06/28/2012 11:03 am ET Updated Aug 28, 2012

What Judges Don't Know

If foxes know many things and hedgehogs one big thing, what do judges know? The law? That would be a reasonable assumption. But in the U.K. and the rest of Europe, when it comes to the environment, judges often don't know the law. And they can be wilful in remaining ignorant.

Let me offer a case in point. At ClientEarth, we've been working to clean up the air in London for three years now. The bad news is that more people die of air pollution in the U.K. than in traffic accidents. As many people die of the long-term impacts of air pollution now as died from short-term exposure in the days of London's infamous "pea soup" fogs. The modern form of pollution is harder to perceive than the old pea soupers. It is like most contemporary environmental problems -- our senses are not well designed to detect them. If we could sense climate change like we do rain, climate sceptics would have no place to hide.

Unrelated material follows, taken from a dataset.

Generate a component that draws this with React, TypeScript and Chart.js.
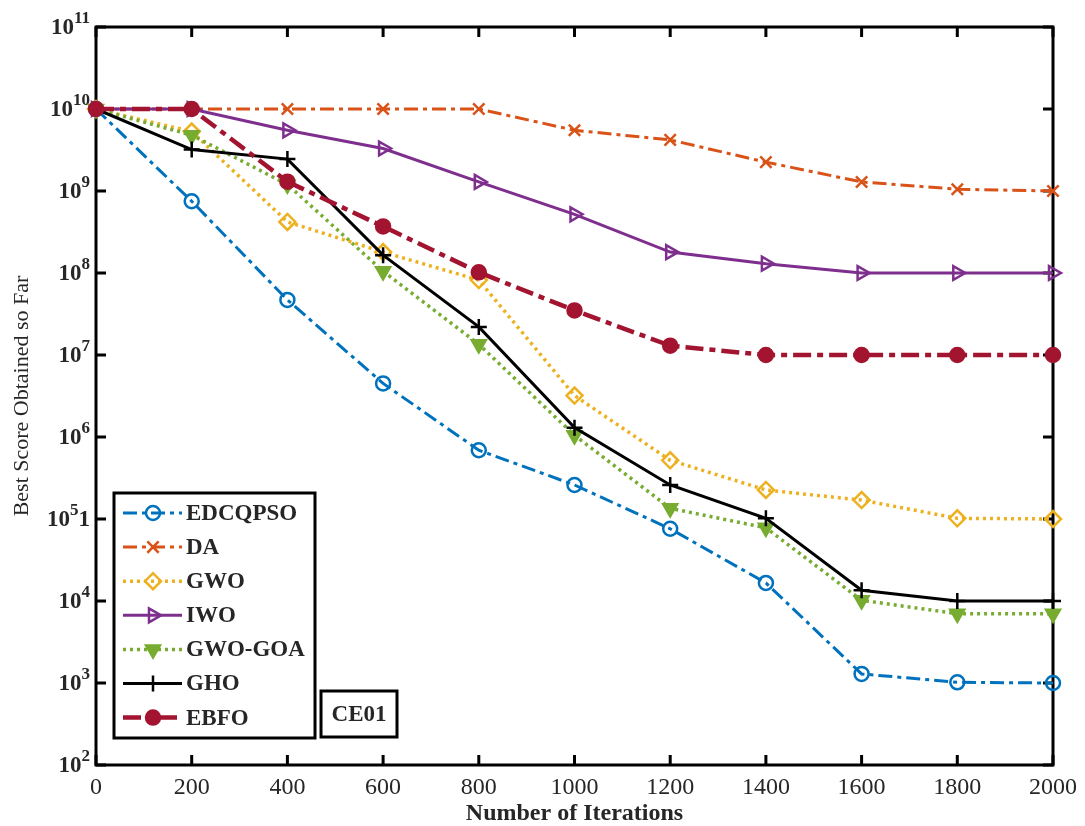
import React, { useEffect, useRef } from 'react';
import { Chart, registerables } from 'chart.js';
import { drawPoint } from 'chart.js/helpers';

Chart.register(...registerables);

// ---- data ----
const iterations = [0, 200, 400, 600, 800, 1000, 1200, 1400, 1600, 1800, 2000];
const edcqpso = [1e10, 7.5e8, 4.7e7, 4.5e6, 6.9e5, 2.6e5, 7.6e4, 1.66e4, 1.29e3, 1.02e3, 1.0e3];
const da = [1e10, 1e10, 1e10, 1e10, 1e10, 5.5e9, 4.2e9, 2.25e9, 1.29e9, 1.05e9, 1.0e9];
const gwo = [1e10, 5.3e9, 4.2e8, 1.8e8, 8.2e7, 3.2e6, 5.2e5, 2.26e5, 1.7e5, 1.02e5, 1.0e5];
const iwo = [1e10, 1e10, 5.5e9, 3.3e9, 1.29e9, 5.2e8, 1.8e8, 1.3e8, 1.0e8, 1.0e8, 1.0e8];
const gwoGoa = [1e10, 4.8e9, 1.2e9, 1.05e8, 1.35e7, 1.05e6, 1.35e5, 7.8e4, 1.02e4, 7.0e3, 7.0e3];
const gho = [1e10, 3.2e9, 2.45e9, 1.65e8, 2.2e7, 1.3e6, 2.6e5, 1.02e5, 1.35e4, 1.0e4, 1.0e4];
const ebfo = [1e10, 1e10, 1.3e9, 3.7e8, 1.02e8, 3.5e7, 1.3e7, 1.0e7, 1.0e7, 1.0e7, 1.0e7];

const seriesNames = ['EDCQPSO', 'DA', 'GWO', 'IWO', 'GWO-GOA', 'GHO', 'EBFO'];
const xTickValues = [0, 200, 400, 600, 800, 1000, 1200, 1400, 1600, 1800, 2000];
const yTickExponents = [2, 3, 4, 5, 6, 7, 8, 9, 10, 11];
// tick label = base + superscript + trailing text (the reference shows "10^5 1")
const yTickBase = ['10', '10', '10', '10', '10', '10', '10', '10', '10', '10'];
const yTickSup = ['2', '3', '4', '5', '6', '7', '8', '9', '10', '11'];
const yTickTail = ['', '', '', '1', '', '', '', '', '', ''];
const xTitle = 'Number of Iterations';
const yTitle = 'Best Score Obtained so Far';
const caseLabel = 'CE01';

const FONT = "'Liberation Serif', 'DejaVu Serif', serif";
const TEXT = '#262626';

const styles = [
  { color: '#0072BD', width: 3, dash: [14, 5, 4, 5], pointStyle: 'circle', radius: 7, rotation: 0, fill: 'rgba(255,255,255,0)' },
  { color: '#D95319', width: 3, dash: [14, 5, 4, 5], pointStyle: 'crossRot', radius: 8, rotation: 0, fill: 'rgba(255,255,255,0)' },
  { color: '#EDB120', width: 3.5, dash: [3, 4], pointStyle: 'rectRot', radius: 8, rotation: 0, fill: 'rgba(255,255,255,0)' },
  { color: '#7E2F8E', width: 3, dash: [], pointStyle: 'triangle', radius: 8, rotation: 90, fill: 'rgba(255,255,255,0)' },
  { color: '#77AC30', width: 3.5, dash: [3, 4], pointStyle: 'triangle', radius: 8, rotation: 180, fill: '#77AC30' },
  { color: '#000000', width: 3, dash: [], pointStyle: 'cross', radius: 8, rotation: 0, fill: 'rgba(255,255,255,0)' },
  { color: '#A2142F', width: 4.5, dash: [18, 6, 6, 6], pointStyle: 'circle', radius: 7, rotation: 0, fill: '#A2142F' },
];

const seriesValues = [edcqpso, da, gwo, iwo, gwoGoa, gho, ebfo];

const framePlugin = {
  id: 'matlabFrame',
  beforeDatasetsDraw(chart: any) {
    const { ctx, chartArea } = chart;
    const { left, right, top, bottom } = chartArea;
    const x = chart.scales.x;
    const y = chart.scales.y;
    ctx.save();
    ctx.strokeStyle = '#000';
    ctx.lineWidth = 3;
    ctx.strokeRect(left, top, right - left, bottom - top);
    const tl = 10;
    ctx.beginPath();
    xTickValues.forEach((v) => {
      const px = x.getPixelForValue(v);
      ctx.moveTo(px, bottom);
      ctx.lineTo(px, bottom - tl);
      ctx.moveTo(px, top);
      ctx.lineTo(px, top + tl);
    });
    yTickExponents.forEach((e) => {
      const py = y.getPixelForValue(Math.pow(10, e));
      ctx.moveTo(left, py);
      ctx.lineTo(left + tl, py);
      ctx.moveTo(right, py);
      ctx.lineTo(right - tl, py);
    });
    ctx.stroke();

    // y tick labels: 10 with raised exponent, right-aligned to the axis
    ctx.fillStyle = TEXT;
    ctx.textBaseline = 'middle';
    ctx.textAlign = 'left';
    const baseFont = `bold 23px ${FONT}`;
    const supFont = `bold 17px ${FONT}`;
    yTickExponents.forEach((e, i) => {
      const py = y.getPixelForValue(Math.pow(10, e));
      ctx.font = baseFont;
      const wBase = ctx.measureText(yTickBase[i]).width;
      const wTail = ctx.measureText(yTickTail[i]).width;
      ctx.font = supFont;
      const wSup = ctx.measureText(yTickSup[i]).width;
      const endX = left - 6;
      const startX = endX - (wBase + wSup + wTail);
      ctx.font = baseFont;
      ctx.fillText(yTickBase[i], startX, py + 1);
      ctx.font = supFont;
      ctx.fillText(yTickSup[i], startX + wBase, py - 8);
      if (yTickTail[i]) {
        ctx.font = baseFont;
        ctx.fillText(yTickTail[i], startX + wBase + wSup, py + 1);
      }
    });
    ctx.restore();
  },
  afterDraw(chart: any) {
    const { ctx } = chart;
    ctx.save();
    // legend box
    const lx = 114, ly = 493, lw = 201, lh = 245;
    ctx.fillStyle = '#fff';
    ctx.fillRect(lx, ly, lw, lh);
    ctx.strokeStyle = '#000';
    ctx.lineWidth = 3;
    ctx.strokeRect(lx, ly, lw, lh);
    ctx.font = `bold 23px ${FONT}`;
    ctx.textBaseline = 'middle';
    ctx.textAlign = 'left';
    seriesNames.forEach((name, i) => {
      const s = styles[i];
      const ry = 513 + i * 34.1;
      ctx.save();
      ctx.strokeStyle = s.color;
      ctx.lineWidth = s.width;
      ctx.setLineDash(s.dash);
      ctx.beginPath();
      ctx.moveTo(123, ry);
      ctx.lineTo(182, ry);
      ctx.stroke();
      ctx.setLineDash([]);
      ctx.fillStyle = s.fill;
      ctx.strokeStyle = s.color;
      ctx.lineWidth = 2.5;
      drawPoint(ctx, { pointStyle: s.pointStyle, radius: s.radius, rotation: s.rotation, borderWidth: 2.5 } as any, 153, ry);
      ctx.restore();
      ctx.fillStyle = TEXT;
      ctx.fillText(name, 186, ry + 1);
    });
    // case label box
    const cx = 321, cy = 691, cw = 76, ch = 46;
    ctx.fillStyle = '#fff';
    ctx.fillRect(cx, cy, cw, ch);
    ctx.strokeStyle = '#000';
    ctx.lineWidth = 3;
    ctx.strokeRect(cx, cy, cw, ch);
    ctx.fillStyle = TEXT;
    ctx.textAlign = 'center';
    ctx.fillText(caseLabel, cx + cw / 2, cy + ch / 2 + 1);
    ctx.restore();
  },
};

export default function App() {
  const canvasRef = useRef<HTMLCanvasElement | null>(null);

  useEffect(() => {
    const canvas = canvasRef.current;
    if (!canvas) return;
    const datasets = seriesNames.map((name, i) => {
      const s = styles[i];
      return {
        label: name,
        data: iterations.map((it, k) => ({ x: it, y: seriesValues[i][k] })),
        borderColor: s.color,
        backgroundColor: s.color,
        borderWidth: s.width,
        borderDash: s.dash,
        pointStyle: s.pointStyle,
        pointRadius: s.radius,
        pointRotation: s.rotation,
        pointBorderWidth: 2.5,
        pointBorderColor: s.color,
        pointBackgroundColor: s.fill,
        tension: 0,
        fill: false,
        clip: false,
        order: seriesNames.length - 1 - i,
      };
    });

    const chart = new Chart(canvas, {
      type: 'line',
      data: { datasets } as any,
      options: {
        responsive: false,
        animation: false,
        events: [],
        layout: { padding: { top: 27, right: 23, left: 0, bottom: 0 } },
        plugins: {
          legend: { display: false },
          tooltip: { enabled: false },
          title: { display: false },
        },
        scales: {
          x: {
            type: 'linear',
            min: 0,
            max: 2000,
            afterFit: (scale: any) => { scale.height = 61; },
            afterBuildTicks: (scale: any) => { scale.ticks = xTickValues.map((v) => ({ value: v })); },
            grid: { display: false, drawTicks: false },
            border: { display: false },
            ticks: {
              color: TEXT,
              padding: 8,
              maxRotation: 0,
              autoSkip: false,
              font: { family: FONT, size: 24, weight: 'normal' },
              callback: (v: any) => String(v),
            },
            title: {
              display: true,
              text: xTitle,
              color: TEXT,
              font: { family: FONT, size: 24, weight: 'bold', lineHeight: 1 },
              padding: { top: 0, bottom: 0 },
            },
          },
          y: {
            type: 'logarithmic',
            min: 1e2,
            max: 1e11,
            afterFit: (scale: any) => { scale.width = 96; },
            afterBuildTicks: (scale: any) => { scale.ticks = yTickExponents.map((e) => ({ value: Math.pow(10, e) })); },
            grid: { display: false, drawTicks: false },
            border: { display: false },
            ticks: { display: false },
            title: {
              display: true,
              text: yTitle,
              color: TEXT,
              font: { family: FONT, size: 22, weight: 'normal', lineHeight: 1 },
              padding: { top: 11, bottom: 0 },
            },
          },
        },
      } as any,
      plugins: [framePlugin],
    });
    return () => chart.destroy();
  }, []);

  return (
    <div style={{ position: 'absolute', left: 0, top: 0, width: 1085, height: 826, background: '#fff' }}>
      <canvas ref={canvasRef} width={1085} height={826} style={{ display: 'block' }} />
    </div>
  );
}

The air pollutants felling people in London are subtle: tiny particles from diesel engines, invisible toxic gases. The good news is that there is law designed to protect people. Like most environmental law in European countries, it originated in Brussels. The European Commission designed an air quality system based on the World Health Organization's safe levels. All the European countries agreed to the law, and the law was then sent to the parliaments of the member countries, who transposed it into their own national law. So the Parliament sitting in London passed the European measures into the law of the U.K.

So there is air pollution law in the U.K. This is handy, since almost 5,000 people die of air pollution in London every year, the same air as the Olympic athletes will be breathing. The dying is happening because the U.K. authorities have not enforced the law.

So we took a case to the High Court and argued that the government has a clear duty to enforce the law and protect the health of its citizens; the young people whose lungs will never grow to full size as well as older people dying of strokes, heart attacks and lung cancer.

The government admitted it was violating the law. That, at least, was honest. You would expect the judge to then enforce the law and direct the government to do its job. But the judge refused. He believed that he had no power to enforce the law because it originated in Europe. He said only the European government could enforce the air pollution law in the U.K.

This is a fundamental misunderstanding. The relevant treaties of the European Union make clear the member state courts must enforce the law. The law of England and the other member states now sits under European law, which English judges are bound to enforce. To put it clearly, it is a dereliction of a judge's duty to fail to enforce it. Not all English judges mistake such a fundamental point -- the House of Lords, then the highest U.K. court, issued several decisions making it clear the duties of the lower court judges.

It is not just English judges who are at fault. A colleague told me recently that a Spanish judge had told him, that he was a Spanish judge and did not care about Europe, similarly failing to understand his job is to enforce European law -- which is of course Spanish law too, the Spanish parliament having transposed it.

The ignorance of judges is a great stumbling block to the enforcement of environmental law in Europe. Citizens have no access to the European courts to enforce the law. The European government has very limited resources to do so. If the member state courts flout their duty to enforce the law, the environment and human health will continue to suffer.

Nor are European judges eager to improve their understanding. They are reluctant to have even European governmental officials offer them teachings on what the law is. The stated fear is that they will be unduly influenced. The result however is a lack of competence and consequent lack of enforcing the law.

Cardinal Richelieu observed that by not enforcing the law you legitimize the conduct you sought to prohibit.

Unfortunately, the Court of Appeal sitting in London declined to correct the lower court's error. It is indulging in 19th century thinking. Now the case sits with the Supreme Court. We hope that the Supreme Court gives the citizens of the U.K. dying of air pollution the 21st century reading of the law that they deserve.

We will see what the Supreme Court does. If they too refuse to enforce the law, will we have to wait till the current generation of judges is replaced by a new generation before judges realize what their job is with respect to European environmental law? That would be unfortunate both for the environment and for the great many people who will suffer unnecessarily in the meantime. What judges don't know can hurt you.